The artistic collaboration between Tony-winning playwright Warren Leight and the Ensemble Theatre of Cincinnati (ETC) will reach a new level in 2003 with the world premiere of the author's James and Annie. The new work will run March 12-30.

ETC scored a coup in 1999 by becoming the first regional theatre to produced Leight's Side Man following its Broadway production. The mounting was an important success for the small Ohio company, attracting record ticket sales. ETC went on to produce the playwright's Glimmer, Glimmer and Shine.

James and Annie tells the story of an interracial love affair between an African-American solider and a white woman that begins right after World War II. Though both black soldiers and female civilians enjoyed new liberties during the course of the conflict, the two groups—and James and Annie in particular—soon found that those freedoms did not necessarily extend to peacetime.

The play will be workshopped this summer at the New Harmony Festival in Indiana before opening at ETC. No director or cast have been announced.

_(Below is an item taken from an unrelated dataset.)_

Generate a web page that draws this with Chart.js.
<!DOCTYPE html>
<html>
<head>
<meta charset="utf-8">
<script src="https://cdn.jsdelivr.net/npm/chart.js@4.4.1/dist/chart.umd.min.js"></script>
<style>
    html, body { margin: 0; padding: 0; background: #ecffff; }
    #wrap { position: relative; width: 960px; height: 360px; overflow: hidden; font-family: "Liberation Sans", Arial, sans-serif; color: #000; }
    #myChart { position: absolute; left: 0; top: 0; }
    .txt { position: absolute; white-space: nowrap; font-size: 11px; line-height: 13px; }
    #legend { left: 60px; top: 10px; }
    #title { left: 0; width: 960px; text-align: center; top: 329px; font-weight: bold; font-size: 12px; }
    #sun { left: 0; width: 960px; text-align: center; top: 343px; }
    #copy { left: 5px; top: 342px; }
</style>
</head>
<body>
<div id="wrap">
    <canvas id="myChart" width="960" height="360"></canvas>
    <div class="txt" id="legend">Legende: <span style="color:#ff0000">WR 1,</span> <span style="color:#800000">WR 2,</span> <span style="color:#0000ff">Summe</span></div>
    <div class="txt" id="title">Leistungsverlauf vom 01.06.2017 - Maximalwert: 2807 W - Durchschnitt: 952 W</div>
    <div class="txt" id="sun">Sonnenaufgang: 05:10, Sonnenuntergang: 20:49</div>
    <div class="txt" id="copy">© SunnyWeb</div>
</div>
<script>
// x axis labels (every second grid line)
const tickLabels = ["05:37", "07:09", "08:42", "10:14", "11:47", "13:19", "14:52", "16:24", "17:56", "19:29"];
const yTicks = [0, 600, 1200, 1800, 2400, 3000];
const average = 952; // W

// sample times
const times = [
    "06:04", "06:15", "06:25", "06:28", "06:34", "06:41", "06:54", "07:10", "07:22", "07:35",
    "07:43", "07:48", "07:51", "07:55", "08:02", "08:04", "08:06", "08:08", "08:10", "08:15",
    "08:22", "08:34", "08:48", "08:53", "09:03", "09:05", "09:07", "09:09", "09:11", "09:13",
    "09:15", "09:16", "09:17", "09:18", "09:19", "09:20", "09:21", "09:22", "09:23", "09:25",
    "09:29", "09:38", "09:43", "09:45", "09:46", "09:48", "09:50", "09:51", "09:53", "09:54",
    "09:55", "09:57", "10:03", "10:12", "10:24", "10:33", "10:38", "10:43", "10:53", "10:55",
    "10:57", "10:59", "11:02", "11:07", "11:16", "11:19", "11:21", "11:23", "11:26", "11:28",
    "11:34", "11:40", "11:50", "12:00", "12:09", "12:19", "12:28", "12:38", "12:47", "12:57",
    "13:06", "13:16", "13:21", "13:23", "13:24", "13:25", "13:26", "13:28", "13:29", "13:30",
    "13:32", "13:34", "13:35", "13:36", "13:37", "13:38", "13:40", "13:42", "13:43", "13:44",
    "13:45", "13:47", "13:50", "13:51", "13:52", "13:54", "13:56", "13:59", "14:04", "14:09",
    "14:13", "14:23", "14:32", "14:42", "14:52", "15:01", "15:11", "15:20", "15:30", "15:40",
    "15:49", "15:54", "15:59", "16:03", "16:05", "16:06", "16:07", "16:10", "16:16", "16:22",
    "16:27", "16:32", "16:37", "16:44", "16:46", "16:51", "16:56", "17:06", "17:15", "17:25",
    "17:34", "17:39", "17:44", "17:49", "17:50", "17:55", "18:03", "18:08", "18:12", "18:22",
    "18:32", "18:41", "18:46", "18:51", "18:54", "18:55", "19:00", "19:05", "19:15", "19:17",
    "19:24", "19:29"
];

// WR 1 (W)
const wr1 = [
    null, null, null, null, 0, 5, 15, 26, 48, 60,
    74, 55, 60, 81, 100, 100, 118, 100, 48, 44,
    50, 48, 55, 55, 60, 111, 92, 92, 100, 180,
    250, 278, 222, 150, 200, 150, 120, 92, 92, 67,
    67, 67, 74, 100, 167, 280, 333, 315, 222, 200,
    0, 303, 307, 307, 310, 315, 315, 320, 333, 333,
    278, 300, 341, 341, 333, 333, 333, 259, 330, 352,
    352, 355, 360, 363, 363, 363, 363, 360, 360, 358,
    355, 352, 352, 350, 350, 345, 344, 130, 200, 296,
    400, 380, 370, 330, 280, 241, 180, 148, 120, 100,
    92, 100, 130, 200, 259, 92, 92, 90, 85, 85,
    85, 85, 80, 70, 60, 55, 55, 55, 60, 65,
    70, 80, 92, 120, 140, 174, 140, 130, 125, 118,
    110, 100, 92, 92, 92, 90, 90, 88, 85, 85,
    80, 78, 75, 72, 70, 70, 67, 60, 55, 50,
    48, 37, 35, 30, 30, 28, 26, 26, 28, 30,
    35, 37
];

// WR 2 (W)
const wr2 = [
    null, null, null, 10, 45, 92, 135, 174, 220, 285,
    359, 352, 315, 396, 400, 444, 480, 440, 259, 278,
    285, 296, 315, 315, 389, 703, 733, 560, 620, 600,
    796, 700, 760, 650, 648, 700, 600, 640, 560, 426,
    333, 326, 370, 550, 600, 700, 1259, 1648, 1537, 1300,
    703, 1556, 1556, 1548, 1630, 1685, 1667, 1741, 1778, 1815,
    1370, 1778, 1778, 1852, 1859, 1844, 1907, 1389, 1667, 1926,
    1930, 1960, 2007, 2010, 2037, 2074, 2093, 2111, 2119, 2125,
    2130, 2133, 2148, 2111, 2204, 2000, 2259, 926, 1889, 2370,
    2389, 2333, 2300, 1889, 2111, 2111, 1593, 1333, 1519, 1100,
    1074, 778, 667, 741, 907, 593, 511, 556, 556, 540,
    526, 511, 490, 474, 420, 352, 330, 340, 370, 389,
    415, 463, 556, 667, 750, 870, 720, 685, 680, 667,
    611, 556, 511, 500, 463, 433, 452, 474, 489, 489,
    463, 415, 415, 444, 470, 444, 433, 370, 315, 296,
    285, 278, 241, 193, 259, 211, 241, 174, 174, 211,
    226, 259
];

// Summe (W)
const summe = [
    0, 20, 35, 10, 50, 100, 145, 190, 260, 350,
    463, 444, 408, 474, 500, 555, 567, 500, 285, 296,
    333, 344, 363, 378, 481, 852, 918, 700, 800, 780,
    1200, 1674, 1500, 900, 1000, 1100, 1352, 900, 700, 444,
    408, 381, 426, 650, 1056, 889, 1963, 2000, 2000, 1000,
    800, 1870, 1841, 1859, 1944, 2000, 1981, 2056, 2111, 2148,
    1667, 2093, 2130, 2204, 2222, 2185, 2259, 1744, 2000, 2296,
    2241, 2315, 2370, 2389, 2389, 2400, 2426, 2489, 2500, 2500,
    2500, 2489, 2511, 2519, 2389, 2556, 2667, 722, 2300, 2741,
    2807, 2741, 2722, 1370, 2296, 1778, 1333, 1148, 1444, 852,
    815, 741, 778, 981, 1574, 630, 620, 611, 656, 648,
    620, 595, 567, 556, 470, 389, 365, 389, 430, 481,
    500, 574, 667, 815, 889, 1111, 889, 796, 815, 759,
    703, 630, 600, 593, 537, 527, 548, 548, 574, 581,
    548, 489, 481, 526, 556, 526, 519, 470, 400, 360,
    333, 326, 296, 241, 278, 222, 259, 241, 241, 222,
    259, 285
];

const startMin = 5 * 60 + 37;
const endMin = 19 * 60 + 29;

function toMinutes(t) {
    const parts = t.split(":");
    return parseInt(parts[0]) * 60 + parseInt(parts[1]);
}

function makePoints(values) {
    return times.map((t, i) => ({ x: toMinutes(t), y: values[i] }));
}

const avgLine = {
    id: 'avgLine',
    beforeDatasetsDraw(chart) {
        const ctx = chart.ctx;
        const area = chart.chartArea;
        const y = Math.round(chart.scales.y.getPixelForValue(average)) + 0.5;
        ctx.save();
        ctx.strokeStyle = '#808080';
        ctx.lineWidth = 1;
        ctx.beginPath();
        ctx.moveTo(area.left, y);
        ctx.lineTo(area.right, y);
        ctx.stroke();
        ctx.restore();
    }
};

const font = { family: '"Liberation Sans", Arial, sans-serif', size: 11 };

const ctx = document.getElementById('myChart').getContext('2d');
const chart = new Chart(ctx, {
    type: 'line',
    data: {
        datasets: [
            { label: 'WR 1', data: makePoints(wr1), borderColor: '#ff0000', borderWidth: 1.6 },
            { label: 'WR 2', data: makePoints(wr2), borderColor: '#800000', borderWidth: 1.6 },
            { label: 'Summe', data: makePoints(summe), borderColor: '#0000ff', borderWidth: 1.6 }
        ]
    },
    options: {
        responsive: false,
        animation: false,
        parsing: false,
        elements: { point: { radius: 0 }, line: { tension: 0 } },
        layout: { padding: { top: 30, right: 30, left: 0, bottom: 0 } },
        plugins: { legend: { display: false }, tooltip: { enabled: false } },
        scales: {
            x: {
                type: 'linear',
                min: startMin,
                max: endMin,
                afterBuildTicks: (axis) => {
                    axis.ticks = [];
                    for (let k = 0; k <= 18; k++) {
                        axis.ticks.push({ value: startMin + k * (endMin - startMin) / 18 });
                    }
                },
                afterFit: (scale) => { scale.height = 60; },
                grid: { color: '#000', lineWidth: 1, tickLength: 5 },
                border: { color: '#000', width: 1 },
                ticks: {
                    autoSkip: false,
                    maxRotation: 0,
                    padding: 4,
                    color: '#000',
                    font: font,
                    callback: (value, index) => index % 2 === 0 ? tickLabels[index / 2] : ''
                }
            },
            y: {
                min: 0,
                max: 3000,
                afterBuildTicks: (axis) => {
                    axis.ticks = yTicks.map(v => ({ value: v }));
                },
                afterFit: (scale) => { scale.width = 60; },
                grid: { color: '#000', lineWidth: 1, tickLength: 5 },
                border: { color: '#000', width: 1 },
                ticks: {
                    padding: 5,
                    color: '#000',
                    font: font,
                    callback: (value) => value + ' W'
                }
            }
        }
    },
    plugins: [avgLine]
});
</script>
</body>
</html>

For information, call (513) 421-3555. *

James and Annie will be Leight's second premiere in the coming season. His No Foreigners Beyond This Point will debut at Baltimore's Center Stage this fall.

In the story, two American teachers find themselves in a remote Chinese village where "the Beatles are as unknown as personal privacy."

Leight himself taught English in Canton in 1980 and 1981, when he was 23. "I had the chance so I took it," Leight told Playbill On-Line. He added: "Also, I had a crush on someone I knew would be teaching over there.

"Like in Side Man, I'm trying to capture a world I knew well. Of course, one of the points of the play is how hard a world it is to know. The other teachers, students and one other foreigner, are my usual composites."

His work on the play technically began 20 years ago. During his tenure as a foreign instructor, he kept diaries and wrote letters, which he then packed away until Irene Lewis, the artistic director of the Maryland not-for-profit theatre, offered him a commission to write what became No Foreigners Beyond This Point. The show was workshopped in January and scheduled for the 2002-03 season soon after.

"I knew of Center Stage because two of my close friends, Eric Bogosian and Michael Mayer, had had productions down there," said Leight, "and a third friend, Jill Rachel Morris, was their dramaturg. I liked the theatre on both trips down, and liked the city. Jill introduced me to Irene.

"Irene has begun to commission new plays. And as you know, not many places do that these days. I had two plays I was interested in writing, and she responded to this one. She said she hasn't seen that world on stage before. And she liked the themes that I said I'd be working with. She has strong interest in China, because her father spent time there during World War II."

Leight said that there is interest in making the show a co production with another theatre company, and that there is a possibility No Foreigners may come to New York. At this time, however, there are no definite plans.

No Foreigners Beyond This Point, will run Nov. 21 Dec. 22 at Center Stage's Pearlstone Theater.